[REQUIREMENT] Only a number is wanted: how many lines in these records contain the word "with"?

Rows from a dataset of charts and code:
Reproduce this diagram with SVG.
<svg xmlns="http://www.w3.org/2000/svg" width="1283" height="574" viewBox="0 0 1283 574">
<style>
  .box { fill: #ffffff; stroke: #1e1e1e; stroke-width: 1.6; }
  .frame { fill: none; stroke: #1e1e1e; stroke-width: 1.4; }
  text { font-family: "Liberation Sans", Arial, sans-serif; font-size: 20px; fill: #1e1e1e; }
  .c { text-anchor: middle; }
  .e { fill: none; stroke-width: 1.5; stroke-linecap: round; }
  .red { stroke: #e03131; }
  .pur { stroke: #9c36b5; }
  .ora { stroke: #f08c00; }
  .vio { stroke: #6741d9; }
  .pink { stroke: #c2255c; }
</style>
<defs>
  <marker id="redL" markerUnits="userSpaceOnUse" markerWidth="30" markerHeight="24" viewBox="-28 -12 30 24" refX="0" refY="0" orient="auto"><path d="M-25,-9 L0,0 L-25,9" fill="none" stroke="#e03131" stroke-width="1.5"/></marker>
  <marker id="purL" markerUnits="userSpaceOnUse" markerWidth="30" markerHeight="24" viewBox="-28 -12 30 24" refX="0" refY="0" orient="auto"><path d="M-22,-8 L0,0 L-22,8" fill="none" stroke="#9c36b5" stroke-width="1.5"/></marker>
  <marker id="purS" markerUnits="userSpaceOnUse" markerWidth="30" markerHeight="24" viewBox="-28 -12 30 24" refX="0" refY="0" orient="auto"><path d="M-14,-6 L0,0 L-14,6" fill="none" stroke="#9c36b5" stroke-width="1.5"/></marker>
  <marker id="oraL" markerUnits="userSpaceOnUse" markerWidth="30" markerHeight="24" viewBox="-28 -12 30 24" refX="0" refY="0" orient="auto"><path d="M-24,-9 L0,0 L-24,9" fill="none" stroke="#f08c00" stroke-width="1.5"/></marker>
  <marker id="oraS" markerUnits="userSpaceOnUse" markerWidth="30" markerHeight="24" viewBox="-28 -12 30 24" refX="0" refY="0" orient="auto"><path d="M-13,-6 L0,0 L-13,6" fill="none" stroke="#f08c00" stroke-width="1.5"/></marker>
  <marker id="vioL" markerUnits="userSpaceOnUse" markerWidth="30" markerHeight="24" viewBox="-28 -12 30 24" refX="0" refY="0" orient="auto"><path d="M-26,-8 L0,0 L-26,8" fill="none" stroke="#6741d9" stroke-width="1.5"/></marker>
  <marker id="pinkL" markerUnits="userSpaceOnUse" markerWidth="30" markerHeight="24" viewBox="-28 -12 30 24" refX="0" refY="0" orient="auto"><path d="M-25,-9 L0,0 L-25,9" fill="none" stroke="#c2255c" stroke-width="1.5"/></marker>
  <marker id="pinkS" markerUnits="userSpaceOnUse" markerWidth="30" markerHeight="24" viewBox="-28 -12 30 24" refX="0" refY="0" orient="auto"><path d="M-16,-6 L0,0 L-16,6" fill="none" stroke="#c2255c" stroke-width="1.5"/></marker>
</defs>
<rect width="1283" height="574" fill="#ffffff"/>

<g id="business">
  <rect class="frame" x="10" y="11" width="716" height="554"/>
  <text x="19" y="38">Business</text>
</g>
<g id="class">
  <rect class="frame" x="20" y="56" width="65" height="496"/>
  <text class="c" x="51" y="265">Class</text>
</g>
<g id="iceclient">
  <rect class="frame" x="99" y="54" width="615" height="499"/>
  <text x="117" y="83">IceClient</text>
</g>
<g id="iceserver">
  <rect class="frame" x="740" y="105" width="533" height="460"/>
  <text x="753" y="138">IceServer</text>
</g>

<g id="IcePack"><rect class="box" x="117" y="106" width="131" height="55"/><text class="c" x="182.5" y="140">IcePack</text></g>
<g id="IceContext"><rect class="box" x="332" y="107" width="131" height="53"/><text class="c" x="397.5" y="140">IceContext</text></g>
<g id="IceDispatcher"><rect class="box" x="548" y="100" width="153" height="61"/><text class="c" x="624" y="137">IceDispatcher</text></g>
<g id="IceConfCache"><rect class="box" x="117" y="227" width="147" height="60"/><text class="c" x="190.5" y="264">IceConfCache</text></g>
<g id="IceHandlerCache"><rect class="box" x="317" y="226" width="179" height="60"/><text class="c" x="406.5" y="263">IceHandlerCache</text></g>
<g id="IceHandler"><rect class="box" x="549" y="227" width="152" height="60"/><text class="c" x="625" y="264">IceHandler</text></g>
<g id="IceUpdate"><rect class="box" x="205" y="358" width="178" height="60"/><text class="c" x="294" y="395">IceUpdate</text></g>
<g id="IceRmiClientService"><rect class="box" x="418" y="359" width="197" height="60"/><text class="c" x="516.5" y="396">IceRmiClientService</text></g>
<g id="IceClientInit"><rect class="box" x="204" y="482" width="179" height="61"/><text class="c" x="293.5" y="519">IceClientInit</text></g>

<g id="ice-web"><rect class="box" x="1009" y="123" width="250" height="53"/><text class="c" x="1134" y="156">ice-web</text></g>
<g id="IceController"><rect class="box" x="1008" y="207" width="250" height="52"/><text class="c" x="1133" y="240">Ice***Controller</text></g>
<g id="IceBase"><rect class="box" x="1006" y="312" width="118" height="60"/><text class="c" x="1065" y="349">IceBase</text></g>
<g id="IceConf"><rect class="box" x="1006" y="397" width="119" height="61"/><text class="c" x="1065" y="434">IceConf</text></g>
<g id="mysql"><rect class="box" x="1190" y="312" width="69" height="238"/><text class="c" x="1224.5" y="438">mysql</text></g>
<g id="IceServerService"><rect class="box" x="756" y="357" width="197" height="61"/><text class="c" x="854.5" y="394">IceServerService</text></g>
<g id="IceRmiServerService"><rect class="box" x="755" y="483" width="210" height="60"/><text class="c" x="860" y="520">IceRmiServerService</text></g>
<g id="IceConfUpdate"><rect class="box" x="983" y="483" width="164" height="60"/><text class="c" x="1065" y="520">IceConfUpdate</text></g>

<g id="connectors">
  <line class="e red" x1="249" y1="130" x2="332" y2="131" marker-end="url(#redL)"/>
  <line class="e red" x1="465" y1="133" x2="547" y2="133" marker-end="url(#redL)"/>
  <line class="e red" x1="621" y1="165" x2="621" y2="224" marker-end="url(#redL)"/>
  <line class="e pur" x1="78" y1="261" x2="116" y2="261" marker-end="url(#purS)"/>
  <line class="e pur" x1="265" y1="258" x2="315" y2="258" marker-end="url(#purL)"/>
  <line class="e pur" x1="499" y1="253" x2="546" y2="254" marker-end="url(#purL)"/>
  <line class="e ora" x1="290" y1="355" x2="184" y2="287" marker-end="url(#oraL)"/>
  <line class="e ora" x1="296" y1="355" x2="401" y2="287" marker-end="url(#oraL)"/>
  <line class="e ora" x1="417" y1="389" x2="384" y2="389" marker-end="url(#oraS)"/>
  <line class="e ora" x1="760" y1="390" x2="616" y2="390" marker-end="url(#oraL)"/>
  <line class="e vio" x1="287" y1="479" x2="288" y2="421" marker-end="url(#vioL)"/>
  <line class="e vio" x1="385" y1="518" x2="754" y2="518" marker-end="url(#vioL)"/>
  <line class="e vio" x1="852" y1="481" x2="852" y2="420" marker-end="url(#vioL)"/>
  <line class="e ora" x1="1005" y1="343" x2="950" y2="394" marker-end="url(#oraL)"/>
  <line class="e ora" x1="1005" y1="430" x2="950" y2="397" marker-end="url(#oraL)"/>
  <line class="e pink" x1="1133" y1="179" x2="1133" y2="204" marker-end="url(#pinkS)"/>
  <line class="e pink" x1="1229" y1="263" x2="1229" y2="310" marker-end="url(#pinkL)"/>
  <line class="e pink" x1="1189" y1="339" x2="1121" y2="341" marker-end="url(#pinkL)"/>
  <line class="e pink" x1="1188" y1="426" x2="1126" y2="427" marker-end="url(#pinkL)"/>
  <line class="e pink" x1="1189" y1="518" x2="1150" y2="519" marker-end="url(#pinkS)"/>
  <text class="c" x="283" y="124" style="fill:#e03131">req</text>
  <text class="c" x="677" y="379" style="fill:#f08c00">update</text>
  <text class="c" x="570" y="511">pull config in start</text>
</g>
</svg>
* * *
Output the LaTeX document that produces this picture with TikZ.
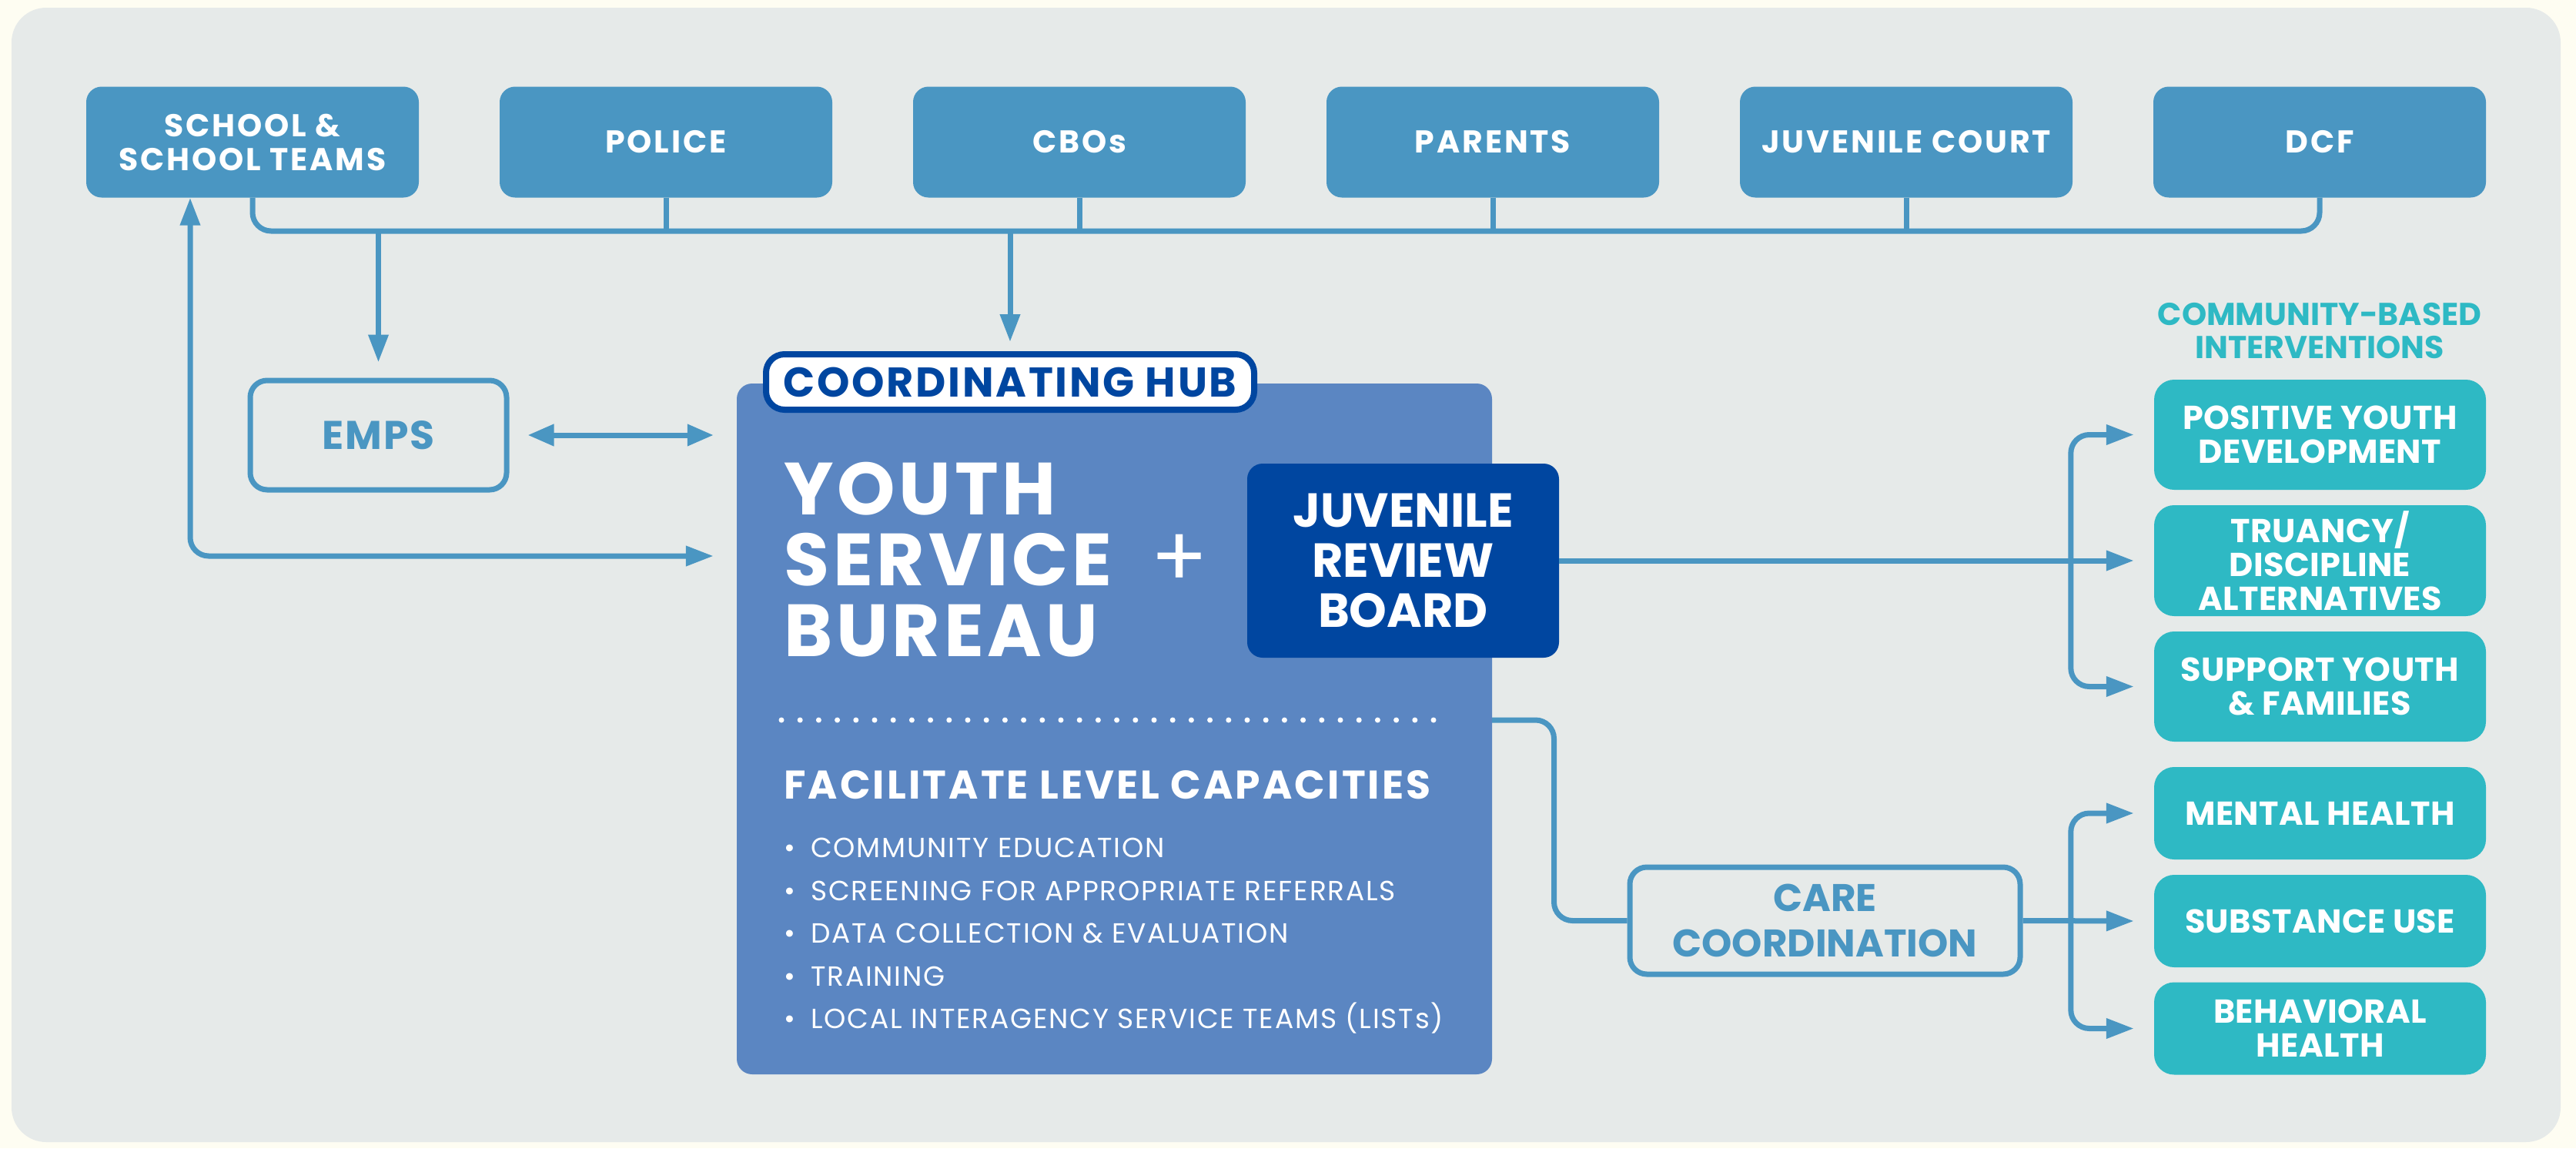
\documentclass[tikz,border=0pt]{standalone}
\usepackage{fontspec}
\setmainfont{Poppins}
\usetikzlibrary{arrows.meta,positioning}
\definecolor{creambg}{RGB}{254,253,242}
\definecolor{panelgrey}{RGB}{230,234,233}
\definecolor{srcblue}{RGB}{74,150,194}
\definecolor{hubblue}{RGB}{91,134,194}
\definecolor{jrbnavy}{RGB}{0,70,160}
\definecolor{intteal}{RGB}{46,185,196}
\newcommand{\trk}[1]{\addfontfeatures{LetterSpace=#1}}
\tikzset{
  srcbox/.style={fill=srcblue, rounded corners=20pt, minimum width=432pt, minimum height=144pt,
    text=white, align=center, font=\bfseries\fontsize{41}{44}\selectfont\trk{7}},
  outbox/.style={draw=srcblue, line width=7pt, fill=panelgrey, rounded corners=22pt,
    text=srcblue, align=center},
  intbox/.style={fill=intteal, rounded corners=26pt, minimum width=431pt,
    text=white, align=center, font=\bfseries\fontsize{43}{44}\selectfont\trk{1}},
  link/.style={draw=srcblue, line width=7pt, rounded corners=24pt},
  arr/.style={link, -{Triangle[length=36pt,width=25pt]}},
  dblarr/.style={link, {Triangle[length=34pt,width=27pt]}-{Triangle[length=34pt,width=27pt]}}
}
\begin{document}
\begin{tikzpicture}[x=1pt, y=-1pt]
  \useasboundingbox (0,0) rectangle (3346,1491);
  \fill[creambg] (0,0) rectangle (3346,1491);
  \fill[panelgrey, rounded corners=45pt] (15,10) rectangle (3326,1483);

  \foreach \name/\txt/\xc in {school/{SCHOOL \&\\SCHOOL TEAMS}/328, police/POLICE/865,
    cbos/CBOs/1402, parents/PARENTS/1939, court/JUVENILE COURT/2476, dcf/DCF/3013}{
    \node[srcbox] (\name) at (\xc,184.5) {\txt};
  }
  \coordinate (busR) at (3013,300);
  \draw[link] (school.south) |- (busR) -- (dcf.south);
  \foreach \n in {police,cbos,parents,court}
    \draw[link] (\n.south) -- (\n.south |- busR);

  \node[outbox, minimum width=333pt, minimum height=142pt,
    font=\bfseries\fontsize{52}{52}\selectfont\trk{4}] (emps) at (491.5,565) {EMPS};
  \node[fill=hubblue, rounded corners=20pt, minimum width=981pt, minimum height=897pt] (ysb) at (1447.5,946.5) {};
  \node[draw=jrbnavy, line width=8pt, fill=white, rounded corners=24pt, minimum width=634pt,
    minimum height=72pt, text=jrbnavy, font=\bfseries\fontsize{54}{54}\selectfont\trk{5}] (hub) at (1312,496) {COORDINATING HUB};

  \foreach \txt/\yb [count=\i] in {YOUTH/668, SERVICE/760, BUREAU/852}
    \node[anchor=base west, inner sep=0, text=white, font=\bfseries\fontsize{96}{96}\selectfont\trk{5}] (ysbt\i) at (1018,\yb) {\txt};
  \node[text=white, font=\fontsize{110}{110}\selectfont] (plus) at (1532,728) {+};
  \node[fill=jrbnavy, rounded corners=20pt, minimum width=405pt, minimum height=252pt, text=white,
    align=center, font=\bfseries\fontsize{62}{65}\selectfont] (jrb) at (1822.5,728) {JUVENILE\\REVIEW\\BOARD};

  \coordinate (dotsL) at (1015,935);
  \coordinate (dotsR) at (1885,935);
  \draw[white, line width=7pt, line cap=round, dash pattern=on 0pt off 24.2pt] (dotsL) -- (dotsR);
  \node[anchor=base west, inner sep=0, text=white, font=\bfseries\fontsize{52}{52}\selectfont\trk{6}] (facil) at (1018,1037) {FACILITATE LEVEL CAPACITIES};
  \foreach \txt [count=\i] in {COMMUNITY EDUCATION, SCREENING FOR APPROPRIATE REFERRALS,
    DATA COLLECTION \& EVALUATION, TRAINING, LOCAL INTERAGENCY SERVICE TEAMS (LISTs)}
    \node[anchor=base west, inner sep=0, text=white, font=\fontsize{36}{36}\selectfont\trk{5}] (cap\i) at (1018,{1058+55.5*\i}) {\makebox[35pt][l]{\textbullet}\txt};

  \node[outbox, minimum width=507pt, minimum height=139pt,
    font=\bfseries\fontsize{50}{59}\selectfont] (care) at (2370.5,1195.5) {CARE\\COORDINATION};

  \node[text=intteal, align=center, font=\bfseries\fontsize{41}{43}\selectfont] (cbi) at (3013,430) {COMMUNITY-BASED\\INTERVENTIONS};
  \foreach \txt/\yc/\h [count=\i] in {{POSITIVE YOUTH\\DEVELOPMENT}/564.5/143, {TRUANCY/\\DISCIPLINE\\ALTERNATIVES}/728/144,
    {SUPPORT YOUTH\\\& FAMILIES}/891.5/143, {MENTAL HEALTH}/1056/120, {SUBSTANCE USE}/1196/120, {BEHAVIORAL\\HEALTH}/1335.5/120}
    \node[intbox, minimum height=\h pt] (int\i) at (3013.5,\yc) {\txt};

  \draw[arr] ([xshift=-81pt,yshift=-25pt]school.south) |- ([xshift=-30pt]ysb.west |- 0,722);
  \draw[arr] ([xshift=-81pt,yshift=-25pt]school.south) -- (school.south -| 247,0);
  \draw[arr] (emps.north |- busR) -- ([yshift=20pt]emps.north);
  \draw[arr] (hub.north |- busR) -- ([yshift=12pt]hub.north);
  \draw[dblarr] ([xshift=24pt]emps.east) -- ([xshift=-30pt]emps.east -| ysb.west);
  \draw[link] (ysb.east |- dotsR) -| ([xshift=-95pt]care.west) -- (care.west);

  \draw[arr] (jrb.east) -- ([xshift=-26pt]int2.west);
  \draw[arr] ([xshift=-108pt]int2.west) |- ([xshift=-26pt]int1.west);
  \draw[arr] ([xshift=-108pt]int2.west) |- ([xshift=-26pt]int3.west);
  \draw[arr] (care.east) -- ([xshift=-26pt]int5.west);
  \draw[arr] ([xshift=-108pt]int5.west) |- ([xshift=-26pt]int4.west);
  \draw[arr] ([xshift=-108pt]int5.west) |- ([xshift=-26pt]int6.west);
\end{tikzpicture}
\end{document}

[OUTPUT] 2